Reproduce the material word for word; the images stay out.

══════════════════════════════

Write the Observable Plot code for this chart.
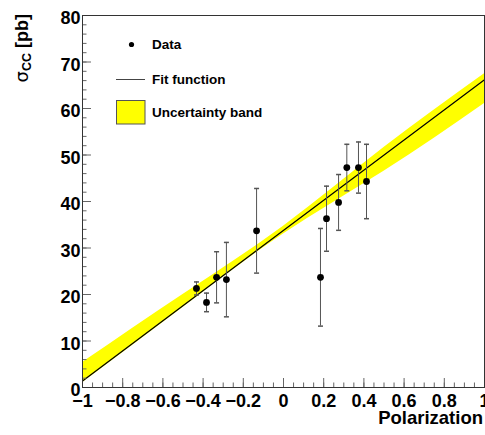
<!DOCTYPE html>
<html>
<head>
<meta charset="utf-8">
<script src="https://cdn.jsdelivr.net/npm/d3@7"></script>
<script src="https://cdn.jsdelivr.net/npm/@observablehq/plot@0.6"></script>
<style>
  html, body { margin: 0; padding: 0; background: #fff; }
  #chart { position: relative; width: 485px; height: 435px; }
</style>
</head>
<body>
<div id="chart"></div>
<script>
// Data points (Polarization, cross section, error)
const dataX   = [-0.433, -0.383, -0.333, -0.284, -0.134, 0.184, 0.214, 0.274, 0.315, 0.373, 0.413];
const dataY   = [21.3, 18.3, 23.7, 23.2, 33.7, 23.7, 36.3, 39.8, 47.3, 47.3, 44.3];
const dataErr = [1.4, 2.0, 5.5, 8.0, 9.1, 10.5, 7.0, 6.0, 5.0, 5.5, 8.0];

// Fit function end points
const fitX = [-1, 1];
const fitY = [1.4, 66.2];

// Uncertainty band
const bandX    = [-1, -0.5, 0, 0.5, 1];
const bandLow  = [1.0, 17.2, 33.0, 46.5, 61.1];
const bandHigh = [5.35, 20.0, 34.7, 51.6, 67.5];

// Ticks
const xMajor = [-1, -0.8, -0.6, -0.4, -0.2, 0, 0.2, 0.4, 0.6, 0.8, 1];
const xLabels = ["\u22121", "\u22120.8", "\u22120.6", "\u22120.4", "\u22120.2", "0", "0.2", "0.4", "0.6", "0.8", "1"];
const xMinor = d3.range(-1, 1.0001, 0.05).map(v => +v.toFixed(2));
const yMajor = [0, 10, 20, 30, 40, 50, 60, 70, 80];
const yMinor = d3.range(0, 81, 2);

const points = dataX.map((x, i) => ({x, y: dataY[i], e: dataErr[i]}));
const fit = fitX.map((x, i) => ({x, y: fitY[i]}));
const band = bandX.map((x, i) => ({x, lo: bandLow[i], hi: bandHigh[i]}));

const W = 485, H = 435;
const mL = 82, mR = 1, mT = 15, mB = 48;
const plotW = W - mL - mR, plotH = H - mT - mB;

const cap = { draw(ctx, size) { const r = 2.5; ctx.moveTo(-r, 0); ctx.lineTo(r, 0); } };

const chart = Plot.plot({
  width: W, height: H,
  marginLeft: mL, marginRight: mR, marginTop: mT, marginBottom: mB,
  style: { fontFamily: "'Liberation Sans', Arial, Helvetica, sans-serif", fontWeight: "bold", fontSize: "18px", background: "white", overflow: "visible" },
  x: { domain: [-1, 1], axis: null },
  y: { domain: [0, 80], axis: null },
  marks: [
    Plot.areaY(band, { x: "x", y1: "lo", y2: "hi", fill: "#ffff00", curve: "natural" }),
    Plot.line(fit, { x: "x", y: "y", stroke: "black", strokeWidth: 1.2 }),
    Plot.ruleX(points, { x: "x", y1: d => d.y - d.e, y2: d => d.y + d.e, stroke: "#555", strokeWidth: 1 }),
    Plot.dot(points, { x: "x", y: d => d.y + d.e, symbol: cap, stroke: "#555", fill: "none", r: 2.5 }),
    Plot.dot(points, { x: "x", y: d => d.y - d.e, symbol: cap, stroke: "#555", fill: "none", r: 2.5 }),
    Plot.dot(points, { x: "x", y: "y", r: 3.4, fill: "black" }),
    // ticks (inward)
    Plot.tickY(yMinor, { y: d => d, insetRight: plotW - 4.5, stroke: "#666" }),
    Plot.tickY(yMajor, { y: d => d, insetRight: plotW - 9, stroke: "#666" }),
    Plot.tickX(xMinor, { x: d => d, insetTop: plotH - 4.5, stroke: "#666" }),
    Plot.tickX(xMajor, { x: d => d, insetTop: plotH - 9, stroke: "#666" }),
    Plot.frame({ stroke: "#333" }),
    Plot.axisY(yMajor, { tickSize: 0, tickPadding: 2, dy: 3, fontSize: 18, fontWeight: "bold", label: null }),
    Plot.axisX(xMajor, { tickSize: 0, tickPadding: 7, fontSize: 18, fontWeight: "bold", label: null,
      tickFormat: d => xLabels[xMajor.indexOf(d)] })
  ]
});

document.getElementById("chart").appendChild(chart);

const svg = d3.select(chart);
const font = "'Liberation Sans', Arial, Helvetica, sans-serif";

// X axis title
svg.append("text")
  .attr("x", 483).attr("y", 424)
  .attr("text-anchor", "end")
  .attr("font-family", font).attr("font-weight", "bold").attr("font-size", 18.5)
  .attr("fill", "black")
  .text("Polarization");

// Y axis title
const yt = svg.append("text")
  .attr("transform", "translate(28,14) rotate(-90)")
  .attr("text-anchor", "end")
  .attr("font-family", font).attr("fill", "black");
yt.append("tspan").attr("font-weight", "normal").attr("font-family", "'DejaVu Sans', sans-serif").attr("font-size", 18).text("\u03C3");
yt.append("tspan").attr("font-weight", "bold").attr("font-size", 12.5).attr("dy", 3).text("CC");
yt.append("tspan").attr("font-weight", "bold").attr("font-size", 18).attr("dy", -3).text(" [pb]");

// Legend
const lg = svg.append("g").attr("font-family", font).attr("font-weight", "bold").attr("font-size", 13.5)
  .attr("fill", "black").attr("text-anchor", "start");
lg.append("circle").attr("cx", 131.5).attr("cy", 44.5).attr("r", 2.6).attr("fill", "black");
lg.append("text").attr("x", 152).attr("y", 49).text("Data");
lg.append("line").attr("x1", 116).attr("x2", 145).attr("y1", 79.5).attr("y2", 79.5).attr("stroke", "#444").attr("stroke-width", 1);
lg.append("text").attr("x", 152).attr("y", 84).text("Fit function");
lg.append("rect").attr("x", 116.5).attr("y", 100.5).attr("width", 28.5).attr("height", 23.5).attr("fill", "#ffff00").attr("stroke", "#555").attr("stroke-width", 1);
lg.append("text").attr("x", 152).attr("y", 117).text("Uncertainty band");
</script>
</body>
</html>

══════════════════════════════

● **Answer for this exercise**:
Write the Observable Plot code for this chart.
<!DOCTYPE html>
<html>
<head>
<meta charset="utf-8">
<script src="https://cdn.jsdelivr.net/npm/d3@7"></script>
<script src="https://cdn.jsdelivr.net/npm/@observablehq/plot@0.6"></script>
<style>
  html, body { margin: 0; padding: 0; background: #fff; }
  #chart { position: relative; width: 485px; height: 435px; }
</style>
</head>
<body>
<div id="chart"></div>
<script>
// Data points (Polarization, cross section, error)
const dataX   = [-0.433, -0.383, -0.333, -0.284, -0.134, 0.184, 0.214, 0.274, 0.315, 0.373, 0.413];
const dataY   = [21.3, 18.3, 23.7, 23.2, 33.7, 23.7, 36.3, 39.8, 47.3, 47.3, 44.3];
const dataErr = [1.4, 2.0, 5.5, 8.0, 9.1, 10.5, 7.0, 6.0, 5.0, 5.5, 8.0];

// Fit function end points
const fitX = [-1, 1];
const fitY = [1.4, 66.2];

// Uncertainty band
const bandX    = [-1, -0.5, 0, 0.5, 1];
const bandLow  = [1.0, 17.2, 33.0, 46.5, 61.1];
const bandHigh = [5.35, 20.0, 34.7, 51.6, 67.5];

// Ticks
const xMajor = [-1, -0.8, -0.6, -0.4, -0.2, 0, 0.2, 0.4, 0.6, 0.8, 1];
const xLabels = ["\u22121", "\u22120.8", "\u22120.6", "\u22120.4", "\u22120.2", "0", "0.2", "0.4", "0.6", "0.8", "1"];
const xMinor = d3.range(-1, 1.0001, 0.05).map(v => +v.toFixed(2));
const yMajor = [0, 10, 20, 30, 40, 50, 60, 70, 80];
const yMinor = d3.range(0, 81, 2);

const points = dataX.map((x, i) => ({x, y: dataY[i], e: dataErr[i]}));
const fit = fitX.map((x, i) => ({x, y: fitY[i]}));
const band = bandX.map((x, i) => ({x, lo: bandLow[i], hi: bandHigh[i]}));

const W = 485, H = 435;
const mL = 82, mR = 1, mT = 15, mB = 48;
const plotW = W - mL - mR, plotH = H - mT - mB;

const cap = { draw(ctx, size) { const r = 2.5; ctx.moveTo(-r, 0); ctx.lineTo(r, 0); } };

const chart = Plot.plot({
  width: W, height: H,
  marginLeft: mL, marginRight: mR, marginTop: mT, marginBottom: mB,
  style: { fontFamily: "'Liberation Sans', Arial, Helvetica, sans-serif", fontWeight: "bold", fontSize: "18px", background: "white", overflow: "visible" },
  x: { domain: [-1, 1], axis: null },
  y: { domain: [0, 80], axis: null },
  marks: [
    Plot.areaY(band, { x: "x", y1: "lo", y2: "hi", fill: "#ffff00", curve: "natural" }),
    Plot.line(fit, { x: "x", y: "y", stroke: "black", strokeWidth: 1.2 }),
    Plot.ruleX(points, { x: "x", y1: d => d.y - d.e, y2: d => d.y + d.e, stroke: "#555", strokeWidth: 1 }),
    Plot.dot(points, { x: "x", y: d => d.y + d.e, symbol: cap, stroke: "#555", fill: "none", r: 2.5 }),
    Plot.dot(points, { x: "x", y: d => d.y - d.e, symbol: cap, stroke: "#555", fill: "none", r: 2.5 }),
    Plot.dot(points, { x: "x", y: "y", r: 3.4, fill: "black" }),
    // ticks (inward)
    Plot.tickY(yMinor, { y: d => d, insetRight: plotW - 4.5, stroke: "#666" }),
    Plot.tickY(yMajor, { y: d => d, insetRight: plotW - 9, stroke: "#666" }),
    Plot.tickX(xMinor, { x: d => d, insetTop: plotH - 4.5, stroke: "#666" }),
    Plot.tickX(xMajor, { x: d => d, insetTop: plotH - 9, stroke: "#666" }),
    Plot.frame({ stroke: "#333" }),
    Plot.axisY(yMajor, { tickSize: 0, tickPadding: 2, dy: 3, fontSize: 18, fontWeight: "bold", label: null }),
    Plot.axisX(xMajor, { tickSize: 0, tickPadding: 7, fontSize: 18, fontWeight: "bold", label: null,
      tickFormat: d => xLabels[xMajor.indexOf(d)] })
  ]
});

document.getElementById("chart").appendChild(chart);

const svg = d3.select(chart);
const font = "'Liberation Sans', Arial, Helvetica, sans-serif";

// X axis title
svg.append("text")
  .attr("x", 483).attr("y", 424)
  .attr("text-anchor", "end")
  .attr("font-family", font).attr("font-weight", "bold").attr("font-size", 18.5)
  .attr("fill", "black")
  .text("Polarization");

// Y axis title
const yt = svg.append("text")
  .attr("transform", "translate(28,14) rotate(-90)")
  .attr("text-anchor", "end")
  .attr("font-family", font).attr("fill", "black");
yt.append("tspan").attr("font-weight", "normal").attr("font-family", "'DejaVu Sans', sans-serif").attr("font-size", 18).text("\u03C3");
yt.append("tspan").attr("font-weight", "bold").attr("font-size", 12.5).attr("dy", 3).text("CC");
yt.append("tspan").attr("font-weight", "bold").attr("font-size", 18).attr("dy", -3).text(" [pb]");

// Legend
const lg = svg.append("g").attr("font-family", font).attr("font-weight", "bold").attr("font-size", 13.5)
  .attr("fill", "black").attr("text-anchor", "start");
lg.append("circle").attr("cx", 131.5).attr("cy", 44.5).attr("r", 2.6).attr("fill", "black");
lg.append("text").attr("x", 152).attr("y", 49).text("Data");
lg.append("line").attr("x1", 116).attr("x2", 145).attr("y1", 79.5).attr("y2", 79.5).attr("stroke", "#444").attr("stroke-width", 1);
lg.append("text").attr("x", 152).attr("y", 84).text("Fit function");
lg.append("rect").attr("x", 116.5).attr("y", 100.5).attr("width", 28.5).attr("height", 23.5).attr("fill", "#ffff00").attr("stroke", "#555").attr("stroke-width", 1);
lg.append("text").attr("x", 152).attr("y", 117).text("Uncertainty band");
</script>
</body>
</html>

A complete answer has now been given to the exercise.